» Work required
Output every line of the material exactly, omitting images.
-- START OF Data extract --
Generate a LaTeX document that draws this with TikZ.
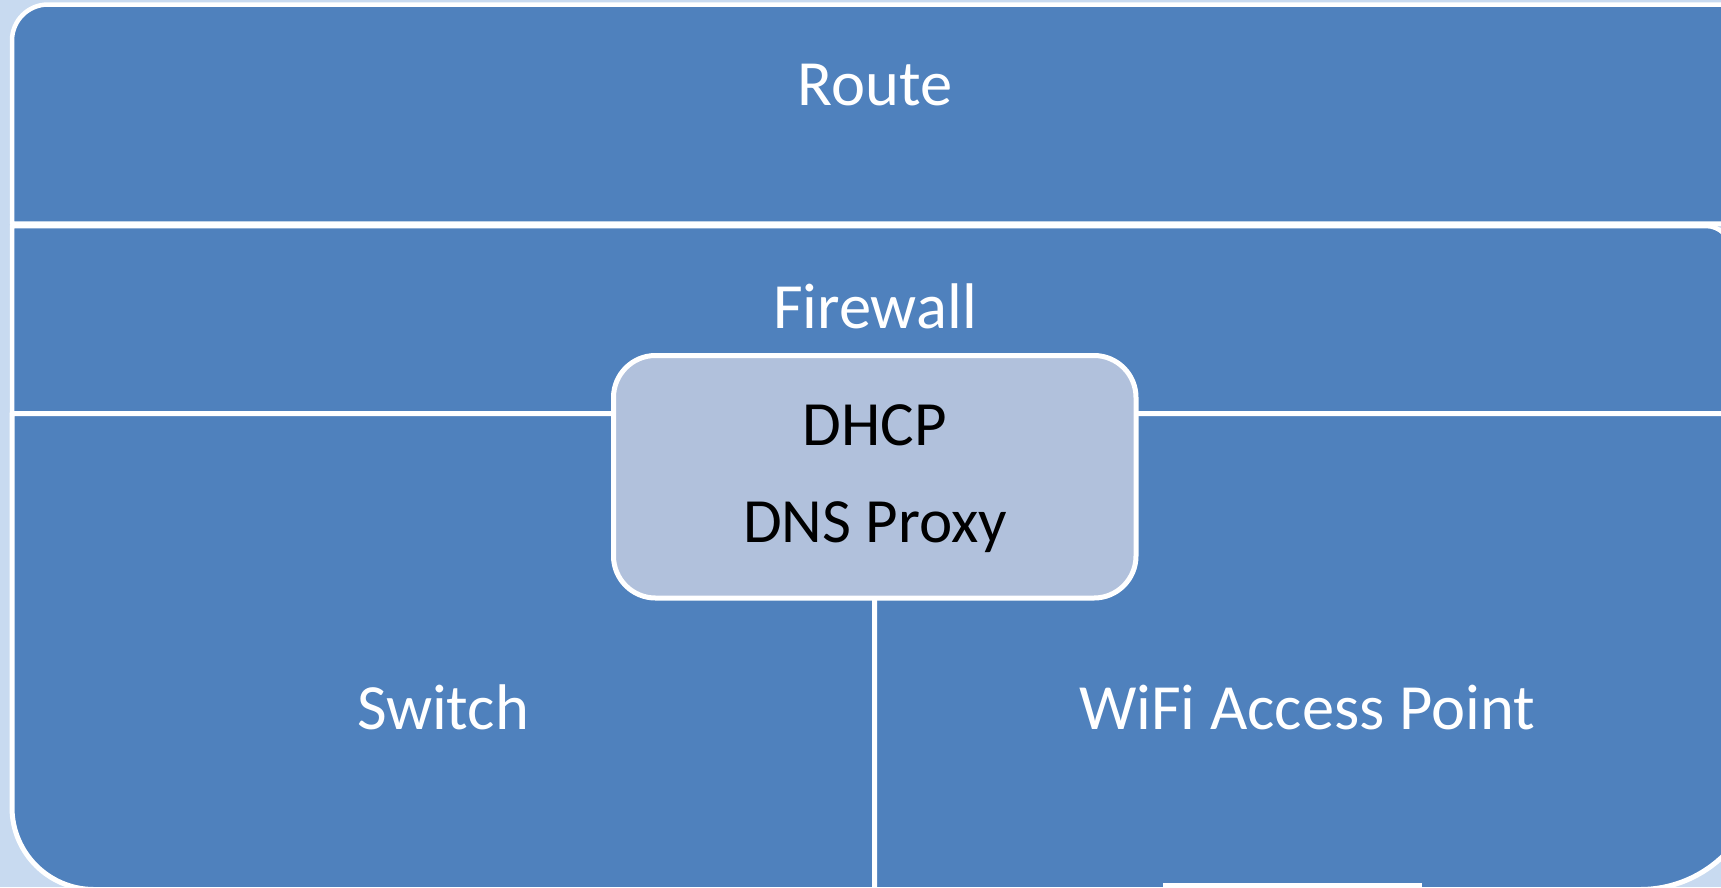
\documentclass[tikz,border=0pt]{standalone}
\usepackage{fontspec}
\setmainfont{Carlito}
\definecolor{bgblue}{RGB}{200,218,240}
\definecolor{panelblue}{RGB}{79,129,189}
\definecolor{boxblue}{RGB}{177,193,220}
\begin{document}
\begin{tikzpicture}[x=1pt,y=-1pt,
  panel/.style={fill=panelblue, draw=white, line width=4.5pt, line join=round},
  lbl/.style={text=white, font=\fontsize{64.5}{70}\selectfont, anchor=base, inner sep=0pt},
  boxlbl/.style={text=black, font=\fontsize{63}{68}\selectfont, anchor=base, inner sep=0pt},
  svcbox/.style={fill=boxblue, draw=white, line width=5pt, rounded corners=42pt}]
\useasboundingbox (0,0) rectangle (1721,887);
\clip (0,0) rectangle (1721,887);
\fill[bgblue] (0,0) rectangle (1721,887);
% Route
\draw[panel] (12,223.5) [rounded corners=36pt] -- (12,4.5) [sharp corners] -- (1790,4.5) -- (1790,223.5) -- cycle;
% Firewall
\draw[panel] (12,413.5) -- (12,226) [rounded corners=25pt] -- (1731,226) [sharp corners] -- (1731,413.5) -- cycle;
% Switch
\draw[panel, line width=5pt] (874.5,413.5) -- (12,413.5) [rounded corners=82pt] -- (12,889.5) [sharp corners] -- (874.5,889.5) -- cycle;
% WiFi
\draw[panel, line width=5pt] (874.5,889.5) -- (874.5,413.5) -- (1760,413.5) [rounded corners=120pt] -- (1760,889.5) [sharp corners] -- (874.5,889.5) -- cycle;
\fill[white] (1163,883) rectangle (1422,887);
% DHCP / DNS box
\draw[svcbox] (613.5,355.5) rectangle (1136,598);
\node[lbl] (route) at (875,105.4) {Route};
\node[lbl] (firewall) at (875,328) {Firewall};
\node[boxlbl] (dhcp) at (875,445.6) {DHCP};
\node[boxlbl] (dns) at (875,542) {DNS Proxy};
\node[lbl] (switch) at (443,729) {Switch};
\node[lbl] (wifi) at (1307,729) {WiFi Access Point};
\end{tikzpicture}
\end{document}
-- END OF Data extract --
» Output of the task
Generate a LaTeX document that draws this with TikZ.
\documentclass[tikz,border=0pt]{standalone}
\usepackage{fontspec}
\setmainfont{Carlito}
\definecolor{bgblue}{RGB}{200,218,240}
\definecolor{panelblue}{RGB}{79,129,189}
\definecolor{boxblue}{RGB}{177,193,220}
\begin{document}
\begin{tikzpicture}[x=1pt,y=-1pt,
  panel/.style={fill=panelblue, draw=white, line width=4.5pt, line join=round},
  lbl/.style={text=white, font=\fontsize{64.5}{70}\selectfont, anchor=base, inner sep=0pt},
  boxlbl/.style={text=black, font=\fontsize{63}{68}\selectfont, anchor=base, inner sep=0pt},
  svcbox/.style={fill=boxblue, draw=white, line width=5pt, rounded corners=42pt}]
\useasboundingbox (0,0) rectangle (1721,887);
\clip (0,0) rectangle (1721,887);
\fill[bgblue] (0,0) rectangle (1721,887);
% Route
\draw[panel] (12,223.5) [rounded corners=36pt] -- (12,4.5) [sharp corners] -- (1790,4.5) -- (1790,223.5) -- cycle;
% Firewall
\draw[panel] (12,413.5) -- (12,226) [rounded corners=25pt] -- (1731,226) [sharp corners] -- (1731,413.5) -- cycle;
% Switch
\draw[panel, line width=5pt] (874.5,413.5) -- (12,413.5) [rounded corners=82pt] -- (12,889.5) [sharp corners] -- (874.5,889.5) -- cycle;
% WiFi
\draw[panel, line width=5pt] (874.5,889.5) -- (874.5,413.5) -- (1760,413.5) [rounded corners=120pt] -- (1760,889.5) [sharp corners] -- (874.5,889.5) -- cycle;
\fill[white] (1163,883) rectangle (1422,887);
% DHCP / DNS box
\draw[svcbox] (613.5,355.5) rectangle (1136,598);
\node[lbl] (route) at (875,105.4) {Route};
\node[lbl] (firewall) at (875,328) {Firewall};
\node[boxlbl] (dhcp) at (875,445.6) {DHCP};
\node[boxlbl] (dns) at (875,542) {DNS Proxy};
\node[lbl] (switch) at (443,729) {Switch};
\node[lbl] (wifi) at (1307,729) {WiFi Access Point};
\end{tikzpicture}
\end{document}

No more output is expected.